TASK DESCRIPTION: Please reproduce exactly the lines between the line holding "Give me the" and the line holding "epochs = list(range(20, 1001, 20))", inclusive, leaving out any pictures.

RECORDED DATA:

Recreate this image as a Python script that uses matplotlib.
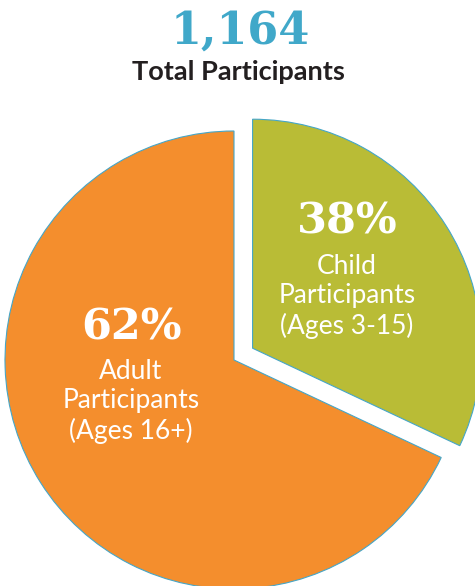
import matplotlib.pyplot as plt

# datos del gráfico
total = "1,164"
groups = ["Child\nParticipants\n(Ages 3-15)", "Adult\nParticipants\n(Ages 16+)"]
pct_labels = ["38%", "62%"]
# ángulos tal como están dibujados en la imagen (no coinciden exactamente con 38/62)
drawn_share = [32, 68]
colors = ["#B9BC36", "#F48E2D"]

W, H = 475, 586
fig = plt.figure(figsize=(W / 100, H / 100), dpi=100)
fig.patch.set_facecolor("white")
ax = fig.add_axes([0, 0, 1, 1])

wedges, _ = ax.pie(drawn_share, colors=colors, startangle=90, counterclock=False,
                   center=(234, 226), radius=229, explode=[22, 0],
                   wedgeprops=dict(edgecolor="#45A6C8", linewidth=0.8))

ax.set_xlim(0, W)
ax.set_ylim(0, H)
ax.set_aspect("equal")
ax.axis("off")

# titulo
ax.text(240, 555, total, ha="center", va="center", fontsize=32, fontweight="bold",
        family="DejaVu Serif", color="#40A8C9")
ax.text(238, 514, "Total Participants", ha="center", va="center", fontsize=19.5,
        fontweight="bold", family="Lato", color="#231F20")

# etiquetas dentro de las porciones
label_pos = [(347, 364), (131, 259)]
for (x, y), pct, txt in zip(label_pos, pct_labels, groups):
    ax.text(x, y, pct, ha="center", va="center", fontsize=31, fontweight="bold",
            family="DejaVu Serif", color="white")
    ax.text(x, y - 32, txt, ha="center", va="top", fontsize=19, family="Lato",
            color="white", linespacing=1.22)

plt.savefig("out.png", dpi=100)
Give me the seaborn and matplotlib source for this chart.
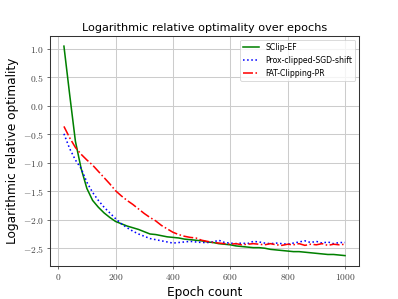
import numpy as np
import pandas as pd
import matplotlib
matplotlib.use('Agg')
import matplotlib.pyplot as plt
import matplotlib.ticker as mticker
import seaborn as sns

# epochs (every 20)
epochs = list(range(20, 1001, 20))

sclip_ef = [1.05, 0.20, -0.62, -1.10, -1.45, -1.66, -1.78, -1.88, -1.96, -2.03,
            -2.07, -2.11, -2.14, -2.17, -2.21, -2.25, -2.26, -2.28, -2.30, -2.31,
            -2.32, -2.34, -2.35, -2.36, -2.37, -2.39, -2.40, -2.42, -2.43, -2.44,
            -2.46, -2.47, -2.48, -2.49, -2.49, -2.50, -2.52, -2.53, -2.54, -2.55,
            -2.56, -2.56, -2.57, -2.58, -2.59, -2.60, -2.61, -2.61, -2.62, -2.63]

prox_sgd = [-0.49, -0.75, -0.95, -1.10, -1.34, -1.52, -1.66, -1.78, -1.88, -1.98,
            -2.07, -2.14, -2.20, -2.25, -2.29, -2.33, -2.35, -2.37, -2.39, -2.41,
            -2.40, -2.39, -2.38, -2.39, -2.40, -2.40, -2.39, -2.36, -2.40, -2.41,
            -2.42, -2.41, -2.42, -2.38, -2.39, -2.41, -2.42, -2.41, -2.42, -2.43,
            -2.41, -2.39, -2.37, -2.40, -2.38, -2.41, -2.39, -2.42, -2.40, -2.40]

fat_clip = [-0.36, -0.56, -0.73, -0.85, -0.95, -1.04, -1.15, -1.26, -1.37, -1.49,
            -1.58, -1.66, -1.73, -1.81, -1.89, -1.96, -2.02, -2.10, -2.16, -2.22,
            -2.26, -2.29, -2.31, -2.32, -2.36, -2.38, -2.40, -2.41, -2.42, -2.43,
            -2.42, -2.44, -2.43, -2.42, -2.43, -2.44, -2.42, -2.44, -2.45, -2.43,
            -2.44, -2.42, -2.45, -2.43, -2.44, -2.42, -2.45, -2.43, -2.44, -2.43]

plt.rcParams['mathtext.fontset'] = 'cm'

fig, ax = plt.subplots(figsize=(6.4, 4.8), dpi=62.34)

sns.lineplot(x=epochs, y=sclip_ef, ax=ax, color='green', linestyle='-',
             linewidth=1.8, label='SClip-EF')
sns.lineplot(x=epochs, y=prox_sgd, ax=ax, color='blue', linestyle=':',
             linewidth=1.8, label='Prox-clipped-SGD-shift')
sns.lineplot(x=epochs, y=fat_clip, ax=ax, color='red', linestyle='-.',
             linewidth=1.8, label='FAT-Clipping-PR')

ax.grid(True, color='#cccccc', linewidth=1.2)
ax.set_axisbelow(True)
for s in ax.spines.values():
    s.set_color('#333333')
    s.set_linewidth(1.2)

ax.xaxis.set_major_formatter(mticker.FuncFormatter(lambda v, p: r'$%d$' % v))
ax.yaxis.set_major_formatter(mticker.FuncFormatter(lambda v, p: r'$%.1f$' % v))
ax.tick_params(colors='#333333', labelcolor='#444444', labelsize=11)

ax.set_title('Logarithmic relative optimality over epochs', fontsize=13)
ax.set_xlabel('Epoch count', fontsize=14)
ax.set_ylabel('Logarithmic relative optimality', fontsize=14)
ax.legend(loc='upper right', fontsize=9)

fig.savefig('out.png', dpi=62.34)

OUTPUT BELOW:
Give me the seaborn and matplotlib source for this chart.
import numpy as np
import pandas as pd
import matplotlib
matplotlib.use('Agg')
import matplotlib.pyplot as plt
import matplotlib.ticker as mticker
import seaborn as sns

# epochs (every 20)
epochs = list(range(20, 1001, 20))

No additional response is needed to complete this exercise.